Modern Sleep Research and Dreams
The more that dream research gets out of the hands of practitioners who work daily with people and their dreams, the more brittle the writing gets. The following snippet of a dream paper by J. Allan Hobson, one of the more respected names in positivist dream research, gives a strong hint at why this writer prefers books and monographs of clinical experience over current reductionist sleep research:
It is thus clear that enhanced dopaminergic transmission can reduce as well as enhance dreaming. If dopamine were running the dream show via its stimulation of the mesolimbic reward system, wouldn’t we expect a predominance of elation and other positive emotions in dreams? In contrast, it is often negative emotions, particularly fear and anxiety, which predominate in normal dreaming (e.g., Merritt et al., 1994) while L-Dopa increases negative emotional content or enhances affectively neutral imagery (Hartmann et al., 1980; Nausieda et al., 1982). Fear and anxiety are mediated by the amygdala (LeDoux, 1996), a structure also active in REM (Braun et al., 1997; Maquet et al., 1996), which again points away from the mesolimbic reward system and toward other limbic circuits in the mediation of dreaming. We suspect that a wide variety of drug-induced disruptions of normal neuromodulatory balance may lead to alterations in dreaming and that normal dreaming cannot be attributed to any single neuromodulatory system. For example, there are decreases in both serotonergic and noradrenergic functioning in Parkinson’s disease (Valldeorriola et al., 1997; Narabayashi, 1999) which may, in turn, enhance dreaming during REM by further decreasing the attenuated serotonergic and noradrenergic inhibition of cholinergic activation already occurring at this stage of sleep (Hobson, Stickgold, and Pace-Schott, 1998). (Nausieda et al., 1982, also suggested a role for serotonin in L-Dopa-enhanced dreaming.) In addition, induction of nightmares very commonly accompanies treatment with beta-blockers which postsynaptically attenuate noradrenergic neurotransmission (Thompson and Pierce, 1999) further supporting our proposed mediation of dream effects by aminergic-cholinergic interaction. Additional suggestion of cholinergic mediation in some drug-induced dream abnormalities are reports of nightmares associated with cholinesterase inhibitors such as donezipil and tacrine (PDR, 1999), enhanced dreaming by physostigmine (Sitaram, Moore, and Gillin, 1978), and the nightmares accompanying REM rebound during sedative withdrawal (Manfridi and Kales, 1987). In addition, sedating drugs (Gaillard and Phillippeau, 1976) as well as drugs with no known CNS effects (Thompson and Pierce, 1999) have been shown to induce nightmares.

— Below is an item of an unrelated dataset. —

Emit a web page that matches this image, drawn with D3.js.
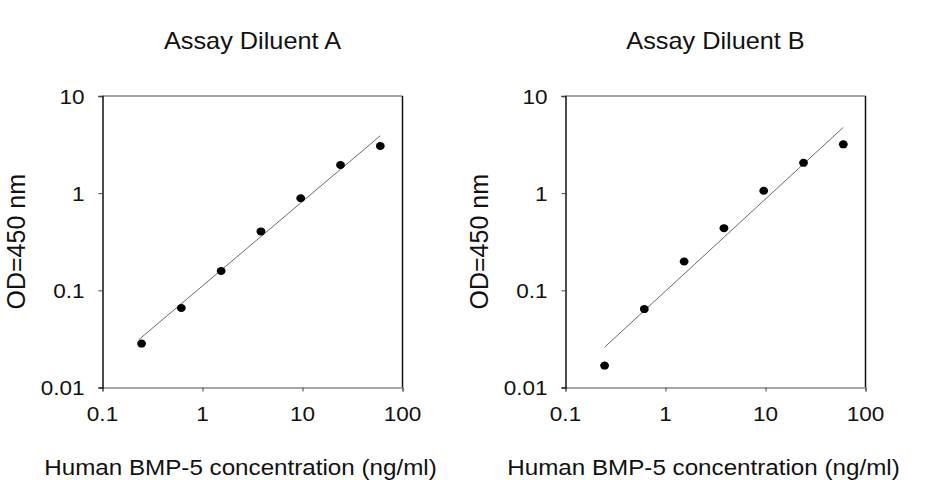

Sorry to subject you to that; but for some folks, dreams are more about firing neurons and residual emotion than about meaning particular to an individual. This post shamelessly asserts that we all have neurons, they all fire with more or less the same frequency or effect, but that the images vary significantly from person to person because of their experience. When I read my own dream journals from the 1990s, I have a much more exact diary than if I had kept a memory book of events that occurred to me. My hope for those of you who start or renew dream journaling is that you will develop a body of work that tells you what is “up” for you to pay attention to in your life, and that the journal itself will keep fresh for you the images that can help you move forward in your life.